— START GIVEN RECORDS —

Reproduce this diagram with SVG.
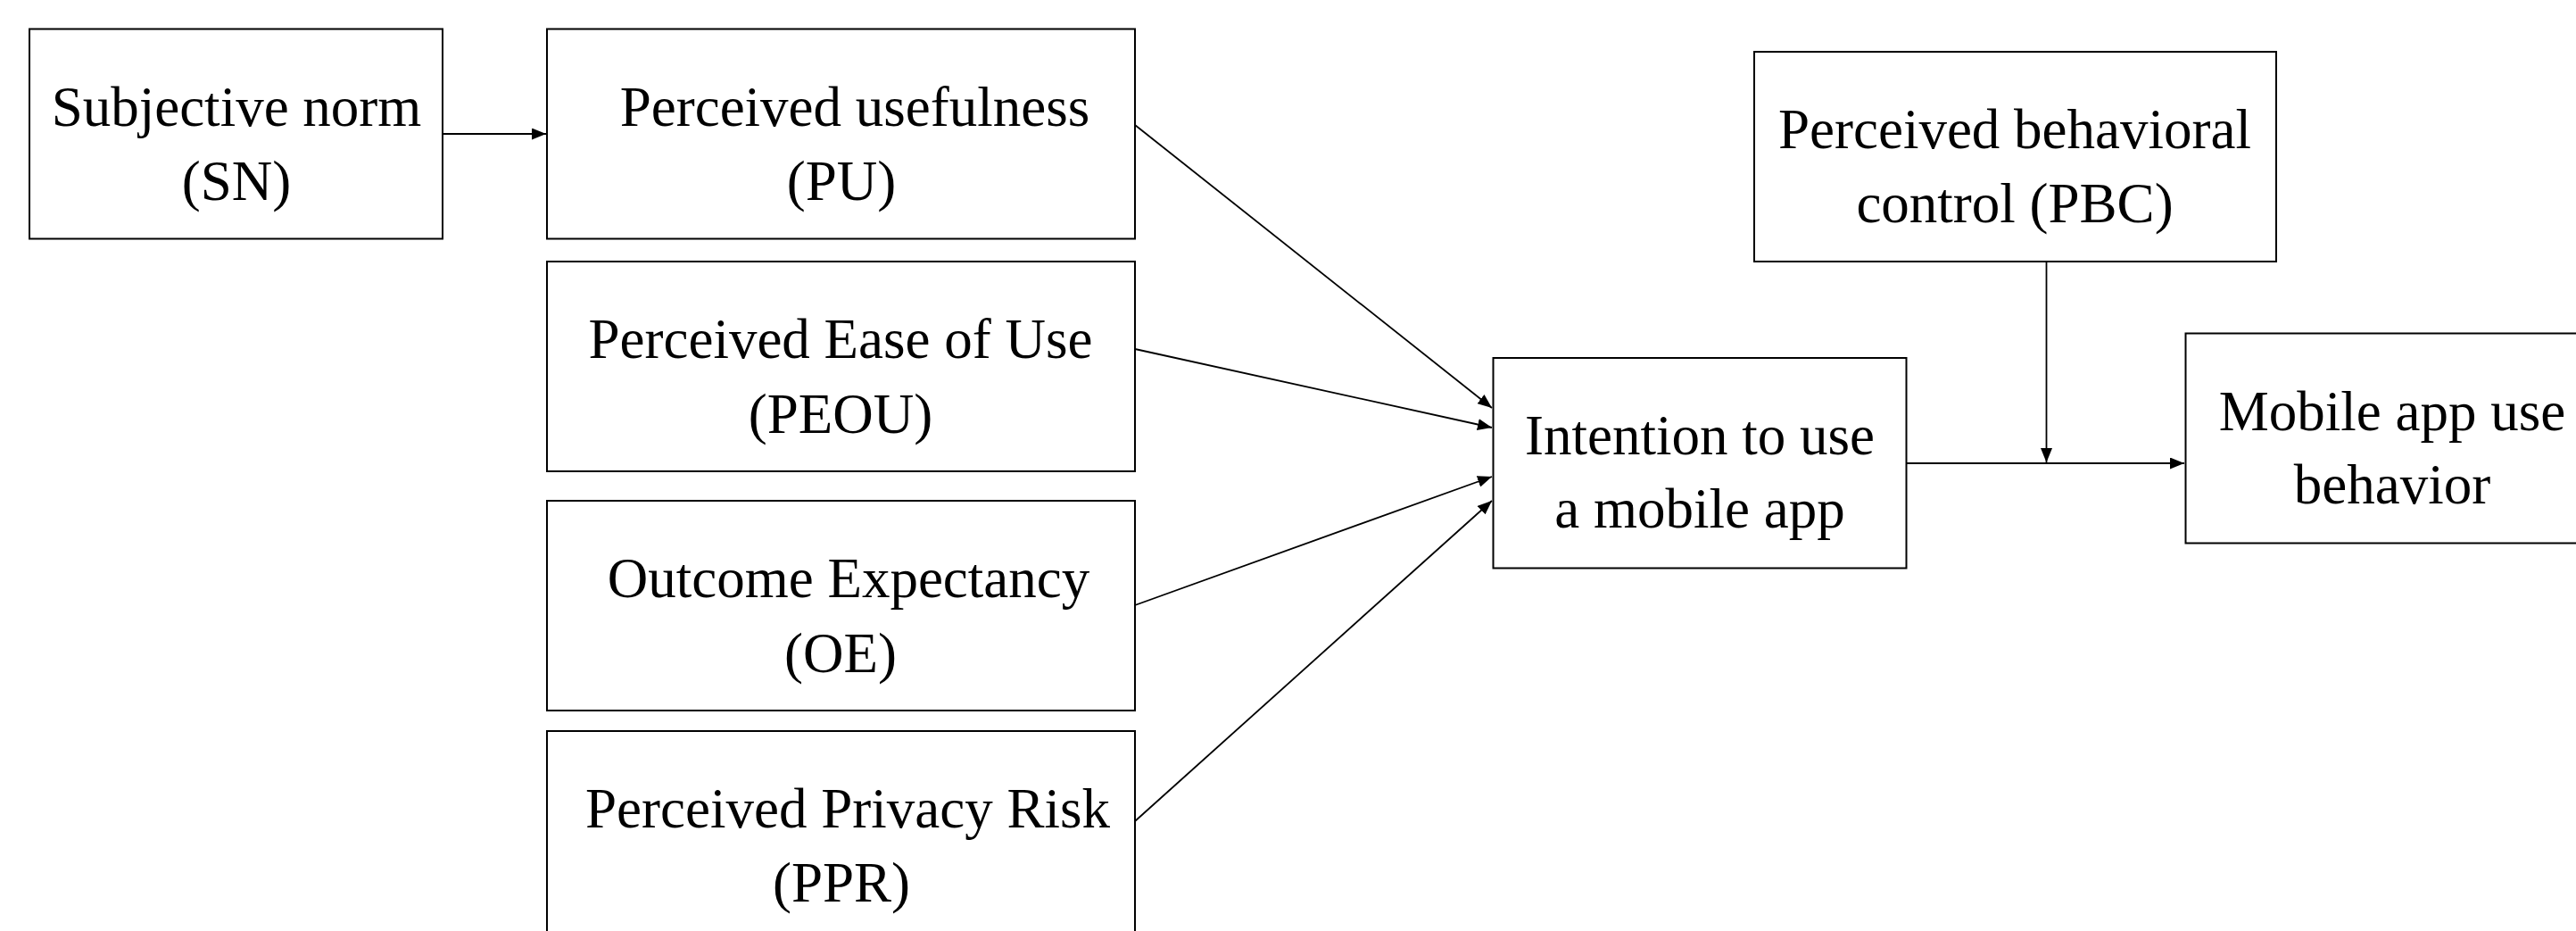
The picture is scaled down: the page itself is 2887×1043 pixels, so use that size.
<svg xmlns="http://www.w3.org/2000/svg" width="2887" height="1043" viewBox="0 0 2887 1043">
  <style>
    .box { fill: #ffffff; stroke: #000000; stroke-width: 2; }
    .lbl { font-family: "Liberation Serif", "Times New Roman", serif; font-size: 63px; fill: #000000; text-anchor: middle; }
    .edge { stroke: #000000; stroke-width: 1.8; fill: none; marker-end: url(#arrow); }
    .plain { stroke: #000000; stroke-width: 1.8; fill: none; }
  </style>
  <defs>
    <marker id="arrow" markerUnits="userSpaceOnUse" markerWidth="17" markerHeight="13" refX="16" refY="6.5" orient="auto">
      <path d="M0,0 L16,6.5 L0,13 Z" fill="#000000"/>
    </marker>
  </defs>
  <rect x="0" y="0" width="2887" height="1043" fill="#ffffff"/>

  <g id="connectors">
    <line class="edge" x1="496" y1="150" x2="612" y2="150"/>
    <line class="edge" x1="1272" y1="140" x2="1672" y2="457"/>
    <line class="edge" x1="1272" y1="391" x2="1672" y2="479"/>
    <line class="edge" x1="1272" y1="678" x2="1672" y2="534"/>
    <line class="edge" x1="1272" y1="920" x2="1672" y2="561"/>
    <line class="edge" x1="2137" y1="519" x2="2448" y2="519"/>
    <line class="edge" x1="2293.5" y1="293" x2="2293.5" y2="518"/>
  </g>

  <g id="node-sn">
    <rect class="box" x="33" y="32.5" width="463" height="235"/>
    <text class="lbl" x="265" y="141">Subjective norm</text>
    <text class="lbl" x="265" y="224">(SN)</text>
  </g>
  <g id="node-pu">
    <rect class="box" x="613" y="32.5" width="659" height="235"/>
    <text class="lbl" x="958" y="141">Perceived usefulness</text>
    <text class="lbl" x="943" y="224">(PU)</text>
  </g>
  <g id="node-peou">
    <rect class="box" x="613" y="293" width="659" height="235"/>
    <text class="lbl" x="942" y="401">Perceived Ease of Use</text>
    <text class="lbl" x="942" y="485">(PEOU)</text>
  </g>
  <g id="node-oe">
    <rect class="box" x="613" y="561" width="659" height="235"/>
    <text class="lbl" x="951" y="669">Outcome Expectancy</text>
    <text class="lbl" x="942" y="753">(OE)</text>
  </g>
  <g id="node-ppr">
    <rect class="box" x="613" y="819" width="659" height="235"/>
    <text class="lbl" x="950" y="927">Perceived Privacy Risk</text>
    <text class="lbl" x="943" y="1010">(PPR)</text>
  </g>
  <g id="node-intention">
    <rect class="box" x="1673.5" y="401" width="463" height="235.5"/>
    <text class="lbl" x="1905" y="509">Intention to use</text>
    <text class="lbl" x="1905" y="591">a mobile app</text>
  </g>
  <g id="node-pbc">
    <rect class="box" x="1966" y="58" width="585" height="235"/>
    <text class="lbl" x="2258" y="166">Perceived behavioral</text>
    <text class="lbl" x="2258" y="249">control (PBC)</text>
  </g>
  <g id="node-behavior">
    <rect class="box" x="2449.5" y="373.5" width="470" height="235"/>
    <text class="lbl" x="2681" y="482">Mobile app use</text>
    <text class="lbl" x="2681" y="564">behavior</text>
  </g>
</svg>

— END GIVEN RECORDS —
— START GIVEN RECORDS —

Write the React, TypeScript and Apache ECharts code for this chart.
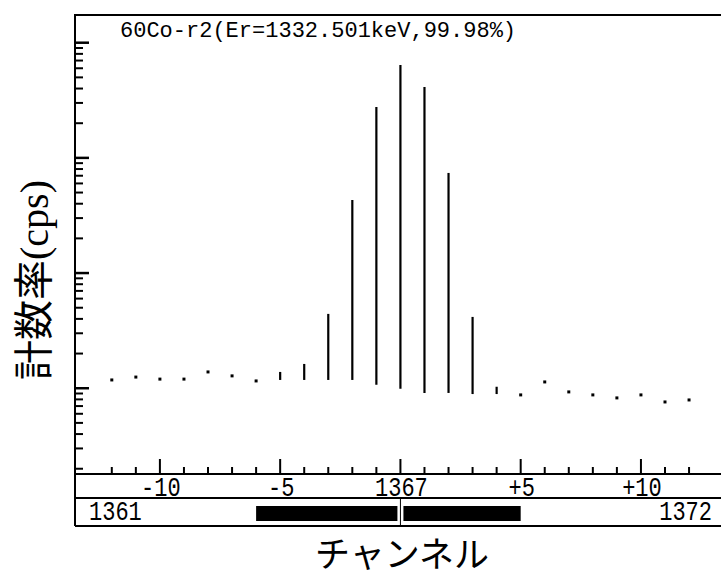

— END GIVEN RECORDS —
— START GIVEN RECORDS —

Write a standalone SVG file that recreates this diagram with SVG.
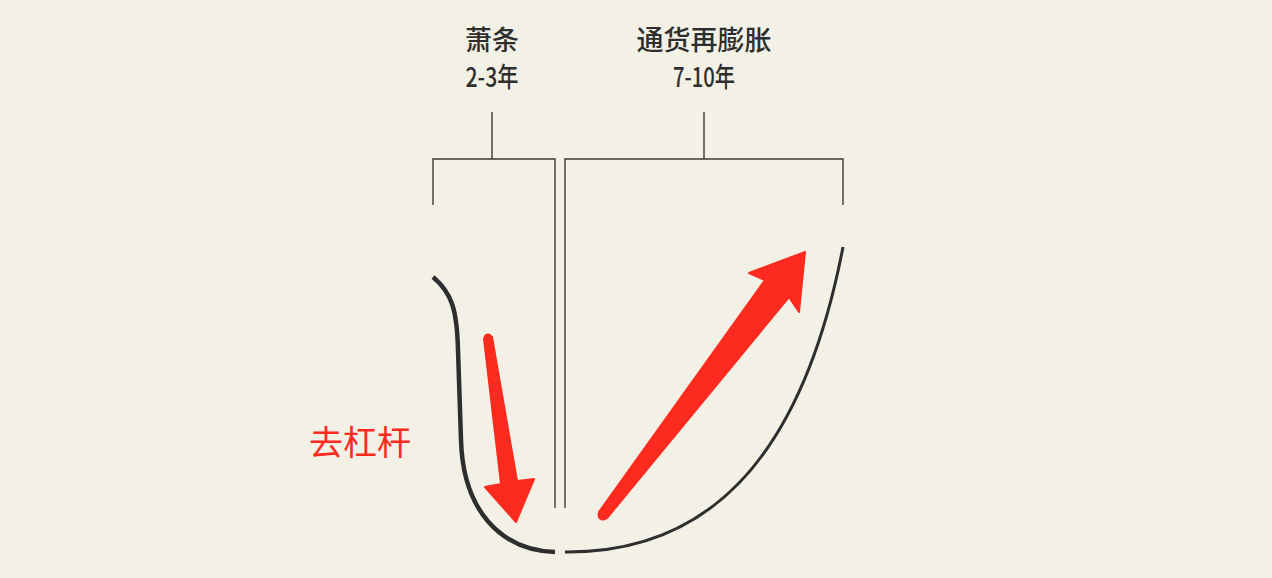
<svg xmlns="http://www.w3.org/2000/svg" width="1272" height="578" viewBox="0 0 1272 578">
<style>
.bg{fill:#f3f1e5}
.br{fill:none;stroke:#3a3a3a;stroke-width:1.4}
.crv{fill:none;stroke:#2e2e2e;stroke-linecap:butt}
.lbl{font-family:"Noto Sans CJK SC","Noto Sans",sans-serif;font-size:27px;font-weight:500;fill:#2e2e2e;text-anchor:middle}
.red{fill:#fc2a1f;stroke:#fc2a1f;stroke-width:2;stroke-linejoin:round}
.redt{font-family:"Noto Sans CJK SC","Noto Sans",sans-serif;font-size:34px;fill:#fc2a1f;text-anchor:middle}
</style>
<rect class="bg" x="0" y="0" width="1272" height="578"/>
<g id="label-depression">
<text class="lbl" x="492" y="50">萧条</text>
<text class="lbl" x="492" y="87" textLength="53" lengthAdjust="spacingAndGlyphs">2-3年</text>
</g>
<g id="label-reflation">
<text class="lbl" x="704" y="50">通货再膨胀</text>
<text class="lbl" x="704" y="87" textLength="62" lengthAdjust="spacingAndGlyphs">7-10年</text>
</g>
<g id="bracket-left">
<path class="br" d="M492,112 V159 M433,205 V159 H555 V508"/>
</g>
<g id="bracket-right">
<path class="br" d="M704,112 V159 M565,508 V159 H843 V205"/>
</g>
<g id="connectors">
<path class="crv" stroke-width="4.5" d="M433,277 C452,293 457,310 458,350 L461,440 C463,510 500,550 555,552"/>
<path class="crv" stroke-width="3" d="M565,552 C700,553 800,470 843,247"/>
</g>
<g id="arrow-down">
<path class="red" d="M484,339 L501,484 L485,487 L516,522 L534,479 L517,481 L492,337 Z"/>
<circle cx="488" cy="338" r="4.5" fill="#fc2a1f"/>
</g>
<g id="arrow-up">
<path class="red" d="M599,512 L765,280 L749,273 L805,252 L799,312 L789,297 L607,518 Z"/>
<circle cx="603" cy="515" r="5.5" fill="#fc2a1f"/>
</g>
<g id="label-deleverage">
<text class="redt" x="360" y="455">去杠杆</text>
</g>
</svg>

— END GIVEN RECORDS —

#### STATED TASK:
Look through the lines above and collect those with the word "that".

#### REPLY TO THE EXERCISE:
The picture is scaled down: the page itself is 2887×1043 pixels, so use that size.
Write a standalone SVG file that recreates this diagram with SVG.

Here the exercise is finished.